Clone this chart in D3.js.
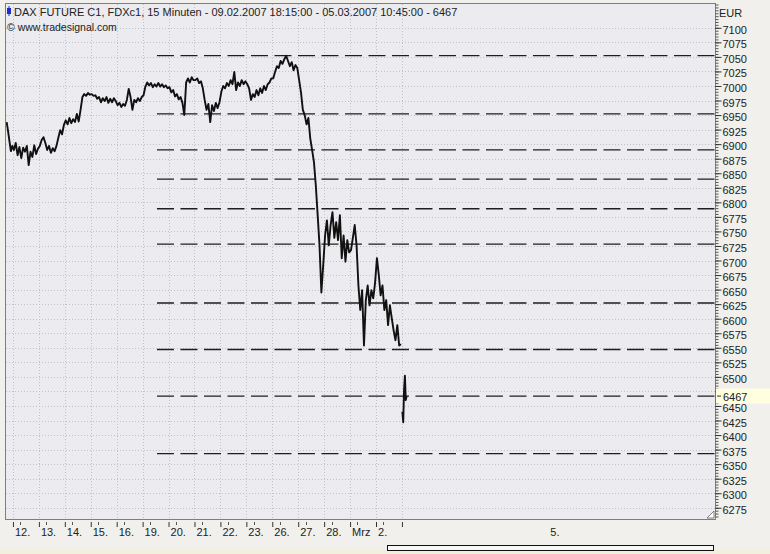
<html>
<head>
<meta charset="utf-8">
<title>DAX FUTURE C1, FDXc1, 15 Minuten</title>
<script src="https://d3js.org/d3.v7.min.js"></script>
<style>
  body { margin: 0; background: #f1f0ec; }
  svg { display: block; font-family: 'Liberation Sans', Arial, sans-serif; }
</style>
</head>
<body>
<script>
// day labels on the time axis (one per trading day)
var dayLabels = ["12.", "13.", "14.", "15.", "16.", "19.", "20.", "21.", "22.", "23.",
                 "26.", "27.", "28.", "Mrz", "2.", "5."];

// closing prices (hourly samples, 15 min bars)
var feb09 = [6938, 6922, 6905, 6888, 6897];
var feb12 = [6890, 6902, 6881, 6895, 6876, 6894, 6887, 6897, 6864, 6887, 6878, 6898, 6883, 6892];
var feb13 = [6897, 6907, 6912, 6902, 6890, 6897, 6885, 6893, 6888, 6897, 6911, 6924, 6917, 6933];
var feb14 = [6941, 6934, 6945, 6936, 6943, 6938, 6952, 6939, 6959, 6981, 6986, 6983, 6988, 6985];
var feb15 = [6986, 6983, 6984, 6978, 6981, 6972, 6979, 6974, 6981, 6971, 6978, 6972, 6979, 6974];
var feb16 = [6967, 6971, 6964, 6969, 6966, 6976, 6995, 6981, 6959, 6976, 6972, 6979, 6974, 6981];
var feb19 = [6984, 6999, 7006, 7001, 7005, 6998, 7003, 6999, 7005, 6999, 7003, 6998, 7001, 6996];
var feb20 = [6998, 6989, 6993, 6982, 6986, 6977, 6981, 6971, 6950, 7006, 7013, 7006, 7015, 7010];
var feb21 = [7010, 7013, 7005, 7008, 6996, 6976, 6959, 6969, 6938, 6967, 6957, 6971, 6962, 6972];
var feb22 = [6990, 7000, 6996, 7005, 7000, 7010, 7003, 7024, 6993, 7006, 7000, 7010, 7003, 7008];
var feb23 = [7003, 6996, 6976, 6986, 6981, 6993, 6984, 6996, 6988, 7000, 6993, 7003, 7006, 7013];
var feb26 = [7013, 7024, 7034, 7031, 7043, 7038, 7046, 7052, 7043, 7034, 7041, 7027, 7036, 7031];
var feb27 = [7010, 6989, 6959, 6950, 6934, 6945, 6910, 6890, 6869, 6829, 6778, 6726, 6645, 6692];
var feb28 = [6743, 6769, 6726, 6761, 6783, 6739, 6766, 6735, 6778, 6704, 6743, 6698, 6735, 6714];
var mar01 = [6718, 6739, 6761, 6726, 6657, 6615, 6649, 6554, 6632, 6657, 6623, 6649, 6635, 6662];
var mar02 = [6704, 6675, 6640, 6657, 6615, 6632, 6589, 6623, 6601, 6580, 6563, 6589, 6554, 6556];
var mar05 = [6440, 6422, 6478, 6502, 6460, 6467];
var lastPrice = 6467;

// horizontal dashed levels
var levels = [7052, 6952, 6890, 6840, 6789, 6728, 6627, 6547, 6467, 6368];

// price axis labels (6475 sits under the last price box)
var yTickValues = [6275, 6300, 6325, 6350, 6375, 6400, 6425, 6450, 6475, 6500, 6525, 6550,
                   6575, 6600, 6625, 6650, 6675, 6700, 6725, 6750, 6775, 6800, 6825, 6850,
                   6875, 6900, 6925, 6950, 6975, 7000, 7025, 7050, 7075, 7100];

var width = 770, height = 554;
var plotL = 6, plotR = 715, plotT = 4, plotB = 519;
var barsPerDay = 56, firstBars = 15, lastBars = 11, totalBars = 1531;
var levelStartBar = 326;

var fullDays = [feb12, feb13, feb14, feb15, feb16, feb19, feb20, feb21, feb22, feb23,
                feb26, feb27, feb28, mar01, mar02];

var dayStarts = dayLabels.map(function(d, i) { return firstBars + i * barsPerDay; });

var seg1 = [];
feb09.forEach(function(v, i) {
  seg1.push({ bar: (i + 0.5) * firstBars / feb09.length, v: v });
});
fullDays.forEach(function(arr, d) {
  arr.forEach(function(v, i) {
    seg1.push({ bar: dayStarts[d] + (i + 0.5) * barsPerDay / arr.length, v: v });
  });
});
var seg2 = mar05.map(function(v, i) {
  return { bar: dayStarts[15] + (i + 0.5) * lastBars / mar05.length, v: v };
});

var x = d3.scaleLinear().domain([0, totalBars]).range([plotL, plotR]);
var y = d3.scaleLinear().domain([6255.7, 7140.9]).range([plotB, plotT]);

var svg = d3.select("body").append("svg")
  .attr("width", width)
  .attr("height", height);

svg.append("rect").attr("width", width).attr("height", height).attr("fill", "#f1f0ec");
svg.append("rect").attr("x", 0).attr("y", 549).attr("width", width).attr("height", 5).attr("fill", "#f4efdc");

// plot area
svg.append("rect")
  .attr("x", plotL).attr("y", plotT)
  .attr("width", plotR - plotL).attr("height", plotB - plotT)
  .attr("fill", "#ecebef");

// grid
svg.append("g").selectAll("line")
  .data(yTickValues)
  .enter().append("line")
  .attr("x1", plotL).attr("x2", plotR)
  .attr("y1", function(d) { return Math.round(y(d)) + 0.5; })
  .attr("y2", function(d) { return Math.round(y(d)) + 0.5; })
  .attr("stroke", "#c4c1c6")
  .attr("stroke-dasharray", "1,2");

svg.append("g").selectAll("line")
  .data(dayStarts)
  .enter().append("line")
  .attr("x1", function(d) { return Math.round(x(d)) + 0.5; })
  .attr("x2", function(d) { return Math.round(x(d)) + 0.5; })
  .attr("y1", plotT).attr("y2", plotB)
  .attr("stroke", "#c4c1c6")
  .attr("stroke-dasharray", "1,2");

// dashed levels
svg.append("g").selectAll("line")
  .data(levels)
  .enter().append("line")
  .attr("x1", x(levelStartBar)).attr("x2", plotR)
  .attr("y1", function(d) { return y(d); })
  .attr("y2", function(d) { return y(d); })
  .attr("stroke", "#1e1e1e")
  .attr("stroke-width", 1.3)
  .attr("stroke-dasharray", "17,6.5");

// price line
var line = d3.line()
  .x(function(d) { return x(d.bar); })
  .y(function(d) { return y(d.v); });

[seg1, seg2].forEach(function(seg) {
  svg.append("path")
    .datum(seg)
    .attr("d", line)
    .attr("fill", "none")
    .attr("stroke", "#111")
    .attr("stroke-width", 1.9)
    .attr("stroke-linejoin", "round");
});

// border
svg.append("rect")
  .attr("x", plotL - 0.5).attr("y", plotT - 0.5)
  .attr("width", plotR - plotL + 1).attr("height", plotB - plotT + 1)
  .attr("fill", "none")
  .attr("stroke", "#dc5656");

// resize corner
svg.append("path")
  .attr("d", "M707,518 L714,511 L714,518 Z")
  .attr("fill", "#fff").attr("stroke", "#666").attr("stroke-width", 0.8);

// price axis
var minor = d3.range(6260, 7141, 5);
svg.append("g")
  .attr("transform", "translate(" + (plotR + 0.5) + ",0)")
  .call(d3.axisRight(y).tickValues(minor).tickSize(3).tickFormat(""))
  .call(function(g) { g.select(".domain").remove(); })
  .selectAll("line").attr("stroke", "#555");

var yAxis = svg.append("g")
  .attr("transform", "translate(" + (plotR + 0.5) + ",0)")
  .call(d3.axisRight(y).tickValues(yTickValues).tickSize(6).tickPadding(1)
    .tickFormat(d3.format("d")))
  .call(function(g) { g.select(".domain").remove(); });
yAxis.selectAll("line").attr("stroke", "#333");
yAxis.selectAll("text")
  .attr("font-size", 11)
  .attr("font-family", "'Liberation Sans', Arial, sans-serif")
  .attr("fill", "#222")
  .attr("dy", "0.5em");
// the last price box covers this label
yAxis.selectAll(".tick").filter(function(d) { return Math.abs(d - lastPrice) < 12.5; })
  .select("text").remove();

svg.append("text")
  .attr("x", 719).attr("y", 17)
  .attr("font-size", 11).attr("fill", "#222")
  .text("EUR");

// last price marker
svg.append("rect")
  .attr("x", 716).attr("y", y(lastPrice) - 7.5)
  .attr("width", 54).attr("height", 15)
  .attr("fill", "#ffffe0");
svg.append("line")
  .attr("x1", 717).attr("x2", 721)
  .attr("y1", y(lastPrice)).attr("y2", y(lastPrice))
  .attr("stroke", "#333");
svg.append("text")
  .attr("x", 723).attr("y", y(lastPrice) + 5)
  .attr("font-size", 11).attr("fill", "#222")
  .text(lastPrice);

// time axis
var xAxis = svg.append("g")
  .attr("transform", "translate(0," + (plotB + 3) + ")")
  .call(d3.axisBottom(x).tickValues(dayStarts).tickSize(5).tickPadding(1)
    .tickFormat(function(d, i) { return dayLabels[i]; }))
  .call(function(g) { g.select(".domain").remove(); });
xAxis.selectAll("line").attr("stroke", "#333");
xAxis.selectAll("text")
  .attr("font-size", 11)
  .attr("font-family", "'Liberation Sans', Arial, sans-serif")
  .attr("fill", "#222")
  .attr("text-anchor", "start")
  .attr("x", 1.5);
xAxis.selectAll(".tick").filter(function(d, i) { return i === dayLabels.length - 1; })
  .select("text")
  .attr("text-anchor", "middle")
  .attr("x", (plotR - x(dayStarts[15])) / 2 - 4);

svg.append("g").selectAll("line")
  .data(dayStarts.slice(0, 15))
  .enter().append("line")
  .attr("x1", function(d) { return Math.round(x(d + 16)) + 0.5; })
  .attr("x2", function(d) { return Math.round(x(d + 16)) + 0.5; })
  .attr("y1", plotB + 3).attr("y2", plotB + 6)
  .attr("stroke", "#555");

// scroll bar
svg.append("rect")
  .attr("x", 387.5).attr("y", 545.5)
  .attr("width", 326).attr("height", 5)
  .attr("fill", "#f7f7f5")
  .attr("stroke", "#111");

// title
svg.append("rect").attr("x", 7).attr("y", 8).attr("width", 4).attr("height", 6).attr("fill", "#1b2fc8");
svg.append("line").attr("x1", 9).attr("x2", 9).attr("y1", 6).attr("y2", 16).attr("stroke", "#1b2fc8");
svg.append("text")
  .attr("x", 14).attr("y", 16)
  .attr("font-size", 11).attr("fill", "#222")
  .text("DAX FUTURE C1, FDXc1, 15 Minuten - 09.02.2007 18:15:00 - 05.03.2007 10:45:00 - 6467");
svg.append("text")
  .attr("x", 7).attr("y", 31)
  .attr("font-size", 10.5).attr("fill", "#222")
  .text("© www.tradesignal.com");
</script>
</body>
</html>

· · · · · · ·

DESCRIPTION OF THE TASK:
Transcribe the opening line of the listing above, please, and every line after it through the line with "6547, 6467, 6368];", word for word, without pictures.

FINISHED TASK:
Clone this chart in D3.js.
<html>
<head>
<meta charset="utf-8">
<title>DAX FUTURE C1, FDXc1, 15 Minuten</title>
<script src="https://d3js.org/d3.v7.min.js"></script>
<style>
  body { margin: 0; background: #f1f0ec; }
  svg { display: block; font-family: 'Liberation Sans', Arial, sans-serif; }
</style>
</head>
<body>
<script>
// day labels on the time axis (one per trading day)
var dayLabels = ["12.", "13.", "14.", "15.", "16.", "19.", "20.", "21.", "22.", "23.",
                 "26.", "27.", "28.", "Mrz", "2.", "5."];

// closing prices (hourly samples, 15 min bars)
var feb09 = [6938, 6922, 6905, 6888, 6897];
var feb12 = [6890, 6902, 6881, 6895, 6876, 6894, 6887, 6897, 6864, 6887, 6878, 6898, 6883, 6892];
var feb13 = [6897, 6907, 6912, 6902, 6890, 6897, 6885, 6893, 6888, 6897, 6911, 6924, 6917, 6933];
var feb14 = [6941, 6934, 6945, 6936, 6943, 6938, 6952, 6939, 6959, 6981, 6986, 6983, 6988, 6985];
var feb15 = [6986, 6983, 6984, 6978, 6981, 6972, 6979, 6974, 6981, 6971, 6978, 6972, 6979, 6974];
var feb16 = [6967, 6971, 6964, 6969, 6966, 6976, 6995, 6981, 6959, 6976, 6972, 6979, 6974, 6981];
var feb19 = [6984, 6999, 7006, 7001, 7005, 6998, 7003, 6999, 7005, 6999, 7003, 6998, 7001, 6996];
var feb20 = [6998, 6989, 6993, 6982, 6986, 6977, 6981, 6971, 6950, 7006, 7013, 7006, 7015, 7010];
var feb21 = [7010, 7013, 7005, 7008, 6996, 6976, 6959, 6969, 6938, 6967, 6957, 6971, 6962, 6972];
var feb22 = [6990, 7000, 6996, 7005, 7000, 7010, 7003, 7024, 6993, 7006, 7000, 7010, 7003, 7008];
var feb23 = [7003, 6996, 6976, 6986, 6981, 6993, 6984, 6996, 6988, 7000, 6993, 7003, 7006, 7013];
var feb26 = [7013, 7024, 7034, 7031, 7043, 7038, 7046, 7052, 7043, 7034, 7041, 7027, 7036, 7031];
var feb27 = [7010, 6989, 6959, 6950, 6934, 6945, 6910, 6890, 6869, 6829, 6778, 6726, 6645, 6692];
var feb28 = [6743, 6769, 6726, 6761, 6783, 6739, 6766, 6735, 6778, 6704, 6743, 6698, 6735, 6714];
var mar01 = [6718, 6739, 6761, 6726, 6657, 6615, 6649, 6554, 6632, 6657, 6623, 6649, 6635, 6662];
var mar02 = [6704, 6675, 6640, 6657, 6615, 6632, 6589, 6623, 6601, 6580, 6563, 6589, 6554, 6556];
var mar05 = [6440, 6422, 6478, 6502, 6460, 6467];
var lastPrice = 6467;

// horizontal dashed levels
var levels = [7052, 6952, 6890, 6840, 6789, 6728, 6627, 6547, 6467, 6368];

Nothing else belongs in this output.